Write out the listing, please, but only from its first line through the line containing "430, 460, 500]", exactly as given and without pictures.

*-*-*

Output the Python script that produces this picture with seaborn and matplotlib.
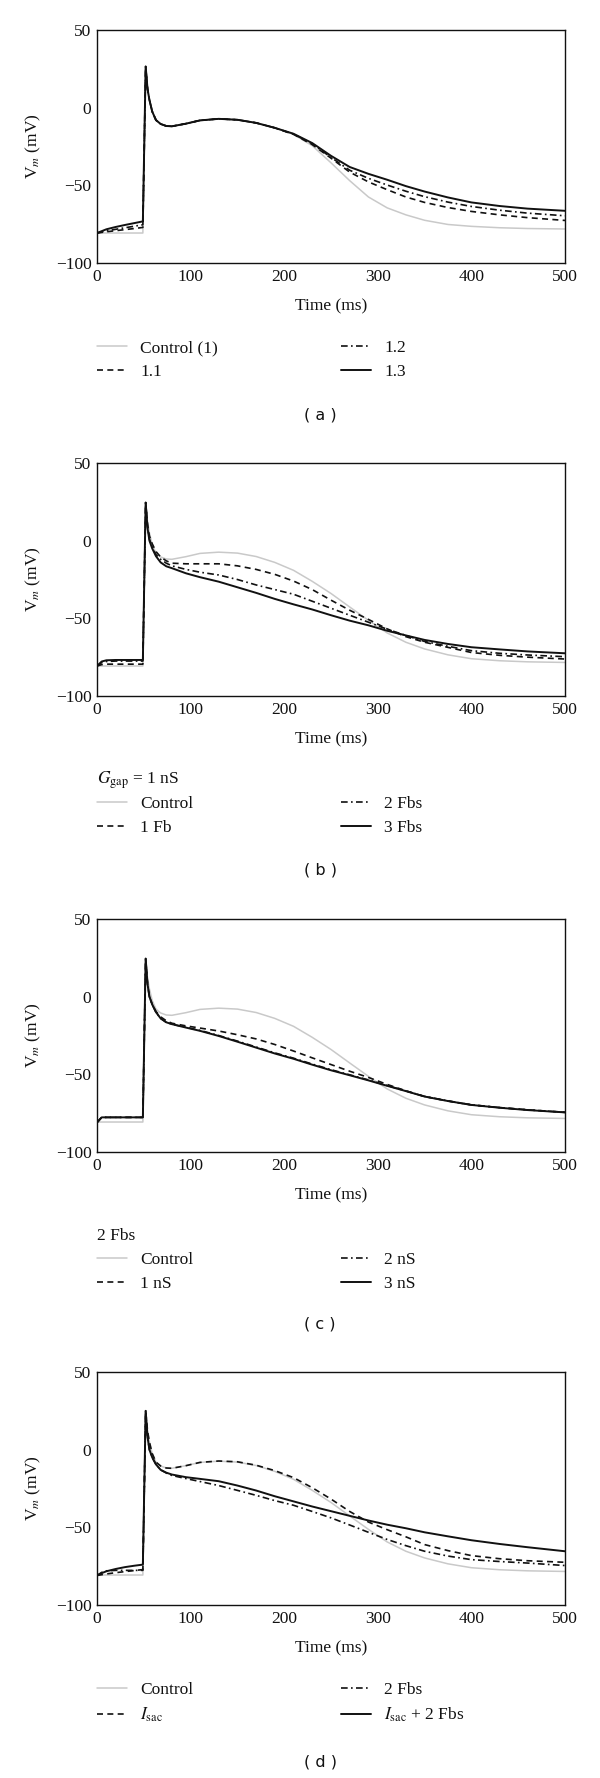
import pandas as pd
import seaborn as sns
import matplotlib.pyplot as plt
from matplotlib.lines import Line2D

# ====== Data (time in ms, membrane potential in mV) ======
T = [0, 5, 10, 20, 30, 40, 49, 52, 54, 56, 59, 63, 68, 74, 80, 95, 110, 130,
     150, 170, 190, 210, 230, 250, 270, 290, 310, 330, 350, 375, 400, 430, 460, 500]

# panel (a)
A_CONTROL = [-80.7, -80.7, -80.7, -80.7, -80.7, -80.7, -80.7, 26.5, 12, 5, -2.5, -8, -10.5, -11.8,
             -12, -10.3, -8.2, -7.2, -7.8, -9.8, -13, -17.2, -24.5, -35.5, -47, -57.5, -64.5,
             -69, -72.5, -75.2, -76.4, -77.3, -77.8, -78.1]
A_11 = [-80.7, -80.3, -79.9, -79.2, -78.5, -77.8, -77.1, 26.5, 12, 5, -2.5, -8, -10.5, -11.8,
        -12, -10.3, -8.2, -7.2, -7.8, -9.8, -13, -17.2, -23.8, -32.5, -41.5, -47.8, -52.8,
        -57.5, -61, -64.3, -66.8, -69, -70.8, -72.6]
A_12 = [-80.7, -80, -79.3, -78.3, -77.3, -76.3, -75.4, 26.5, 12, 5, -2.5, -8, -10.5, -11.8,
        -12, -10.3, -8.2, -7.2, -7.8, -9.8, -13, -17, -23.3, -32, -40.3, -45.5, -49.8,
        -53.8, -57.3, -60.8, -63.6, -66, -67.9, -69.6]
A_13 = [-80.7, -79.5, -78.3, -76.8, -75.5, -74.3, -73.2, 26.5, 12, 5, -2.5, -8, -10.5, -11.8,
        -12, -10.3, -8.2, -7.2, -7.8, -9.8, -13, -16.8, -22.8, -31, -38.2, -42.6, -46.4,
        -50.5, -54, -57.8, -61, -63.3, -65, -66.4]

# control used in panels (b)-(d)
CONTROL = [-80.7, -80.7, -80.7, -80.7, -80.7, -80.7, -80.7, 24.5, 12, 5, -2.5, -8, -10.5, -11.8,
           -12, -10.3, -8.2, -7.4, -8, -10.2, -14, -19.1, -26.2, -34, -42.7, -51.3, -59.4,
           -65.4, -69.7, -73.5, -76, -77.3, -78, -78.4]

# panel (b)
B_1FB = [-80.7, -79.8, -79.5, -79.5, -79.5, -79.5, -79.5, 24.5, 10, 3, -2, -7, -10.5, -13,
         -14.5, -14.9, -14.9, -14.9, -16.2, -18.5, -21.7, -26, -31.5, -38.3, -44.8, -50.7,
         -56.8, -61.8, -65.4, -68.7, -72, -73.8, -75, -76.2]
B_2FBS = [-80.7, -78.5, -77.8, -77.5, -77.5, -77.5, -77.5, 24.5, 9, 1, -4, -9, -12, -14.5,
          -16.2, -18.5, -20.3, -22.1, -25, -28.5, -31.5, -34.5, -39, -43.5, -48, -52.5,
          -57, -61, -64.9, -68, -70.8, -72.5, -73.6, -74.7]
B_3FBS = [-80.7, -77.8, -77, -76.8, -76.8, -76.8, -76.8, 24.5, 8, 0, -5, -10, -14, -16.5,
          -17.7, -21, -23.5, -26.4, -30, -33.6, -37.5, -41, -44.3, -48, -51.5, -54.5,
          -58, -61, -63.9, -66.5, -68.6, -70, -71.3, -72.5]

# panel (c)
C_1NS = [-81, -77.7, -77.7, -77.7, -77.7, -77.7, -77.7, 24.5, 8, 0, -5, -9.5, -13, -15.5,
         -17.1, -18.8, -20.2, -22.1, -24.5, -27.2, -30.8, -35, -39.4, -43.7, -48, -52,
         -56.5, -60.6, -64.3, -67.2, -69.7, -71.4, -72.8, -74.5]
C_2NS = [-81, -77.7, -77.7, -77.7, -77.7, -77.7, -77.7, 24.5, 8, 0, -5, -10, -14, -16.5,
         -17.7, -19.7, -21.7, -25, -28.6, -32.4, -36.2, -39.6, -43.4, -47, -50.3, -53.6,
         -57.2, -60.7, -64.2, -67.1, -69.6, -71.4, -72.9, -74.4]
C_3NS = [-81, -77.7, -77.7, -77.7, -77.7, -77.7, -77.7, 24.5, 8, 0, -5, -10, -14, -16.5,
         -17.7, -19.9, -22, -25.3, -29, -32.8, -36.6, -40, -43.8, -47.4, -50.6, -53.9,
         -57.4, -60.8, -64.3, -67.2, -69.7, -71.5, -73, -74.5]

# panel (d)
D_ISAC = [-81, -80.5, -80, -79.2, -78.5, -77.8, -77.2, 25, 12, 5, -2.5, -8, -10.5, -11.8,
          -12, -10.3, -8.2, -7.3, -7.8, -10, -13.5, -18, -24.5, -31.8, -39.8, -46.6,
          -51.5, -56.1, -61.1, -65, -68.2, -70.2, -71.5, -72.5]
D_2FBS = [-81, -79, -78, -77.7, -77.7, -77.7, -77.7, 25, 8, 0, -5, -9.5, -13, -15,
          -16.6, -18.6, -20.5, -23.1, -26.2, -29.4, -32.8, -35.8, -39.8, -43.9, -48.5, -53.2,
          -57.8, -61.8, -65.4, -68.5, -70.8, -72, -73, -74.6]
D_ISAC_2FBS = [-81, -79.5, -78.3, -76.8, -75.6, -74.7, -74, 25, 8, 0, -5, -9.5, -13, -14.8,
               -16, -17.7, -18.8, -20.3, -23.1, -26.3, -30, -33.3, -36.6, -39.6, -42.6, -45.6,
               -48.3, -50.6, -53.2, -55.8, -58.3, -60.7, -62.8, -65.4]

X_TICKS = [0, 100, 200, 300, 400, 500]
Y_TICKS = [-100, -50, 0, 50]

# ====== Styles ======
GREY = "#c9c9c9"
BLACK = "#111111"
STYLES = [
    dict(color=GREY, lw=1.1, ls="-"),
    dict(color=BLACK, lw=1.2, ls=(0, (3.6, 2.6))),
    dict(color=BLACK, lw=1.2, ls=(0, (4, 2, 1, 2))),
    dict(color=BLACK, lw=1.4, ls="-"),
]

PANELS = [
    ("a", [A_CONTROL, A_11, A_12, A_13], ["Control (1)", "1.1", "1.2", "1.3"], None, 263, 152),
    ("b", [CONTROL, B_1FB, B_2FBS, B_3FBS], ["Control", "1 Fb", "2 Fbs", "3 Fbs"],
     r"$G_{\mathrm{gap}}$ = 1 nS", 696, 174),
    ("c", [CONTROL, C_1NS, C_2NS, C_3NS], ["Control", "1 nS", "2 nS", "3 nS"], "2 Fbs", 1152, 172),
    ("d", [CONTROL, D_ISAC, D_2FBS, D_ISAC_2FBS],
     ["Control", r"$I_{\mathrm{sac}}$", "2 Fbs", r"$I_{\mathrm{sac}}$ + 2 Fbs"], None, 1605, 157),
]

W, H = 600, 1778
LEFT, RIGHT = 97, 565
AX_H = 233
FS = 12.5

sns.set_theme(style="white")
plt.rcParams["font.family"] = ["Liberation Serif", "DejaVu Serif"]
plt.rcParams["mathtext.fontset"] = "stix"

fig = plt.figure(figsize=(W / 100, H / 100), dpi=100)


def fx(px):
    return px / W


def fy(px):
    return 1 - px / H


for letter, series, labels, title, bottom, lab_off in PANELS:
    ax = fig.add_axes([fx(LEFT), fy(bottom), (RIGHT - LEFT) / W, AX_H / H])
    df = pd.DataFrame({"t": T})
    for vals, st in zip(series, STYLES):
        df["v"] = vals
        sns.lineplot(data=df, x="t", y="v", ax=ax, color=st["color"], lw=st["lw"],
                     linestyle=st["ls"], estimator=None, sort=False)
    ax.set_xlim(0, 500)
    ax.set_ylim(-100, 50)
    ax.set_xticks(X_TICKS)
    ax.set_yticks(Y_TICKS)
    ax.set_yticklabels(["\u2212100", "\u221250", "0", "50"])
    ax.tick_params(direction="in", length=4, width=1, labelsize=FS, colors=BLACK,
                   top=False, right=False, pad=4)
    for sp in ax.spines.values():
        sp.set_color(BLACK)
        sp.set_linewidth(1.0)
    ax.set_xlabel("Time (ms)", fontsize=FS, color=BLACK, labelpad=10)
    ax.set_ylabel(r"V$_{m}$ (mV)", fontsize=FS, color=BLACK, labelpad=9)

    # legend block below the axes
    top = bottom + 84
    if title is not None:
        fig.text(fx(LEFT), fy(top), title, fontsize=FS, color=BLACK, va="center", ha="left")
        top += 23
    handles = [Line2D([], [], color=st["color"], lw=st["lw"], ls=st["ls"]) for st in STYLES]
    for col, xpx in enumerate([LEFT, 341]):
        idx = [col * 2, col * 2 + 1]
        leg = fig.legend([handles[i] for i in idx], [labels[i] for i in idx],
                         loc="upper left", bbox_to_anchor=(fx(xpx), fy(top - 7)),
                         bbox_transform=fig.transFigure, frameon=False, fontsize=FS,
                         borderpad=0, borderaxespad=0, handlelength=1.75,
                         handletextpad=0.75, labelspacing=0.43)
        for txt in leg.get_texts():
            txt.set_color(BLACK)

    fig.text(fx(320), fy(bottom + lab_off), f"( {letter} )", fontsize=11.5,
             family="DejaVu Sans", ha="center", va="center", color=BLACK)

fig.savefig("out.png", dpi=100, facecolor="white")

*-*-*

**OUTPUT BELOW**.
Output the Python script that produces this picture with seaborn and matplotlib.
import pandas as pd
import seaborn as sns
import matplotlib.pyplot as plt
from matplotlib.lines import Line2D

# ====== Data (time in ms, membrane potential in mV) ======
T = [0, 5, 10, 20, 30, 40, 49, 52, 54, 56, 59, 63, 68, 74, 80, 95, 110, 130,
     150, 170, 190, 210, 230, 250, 270, 290, 310, 330, 350, 375, 400, 430, 460, 500]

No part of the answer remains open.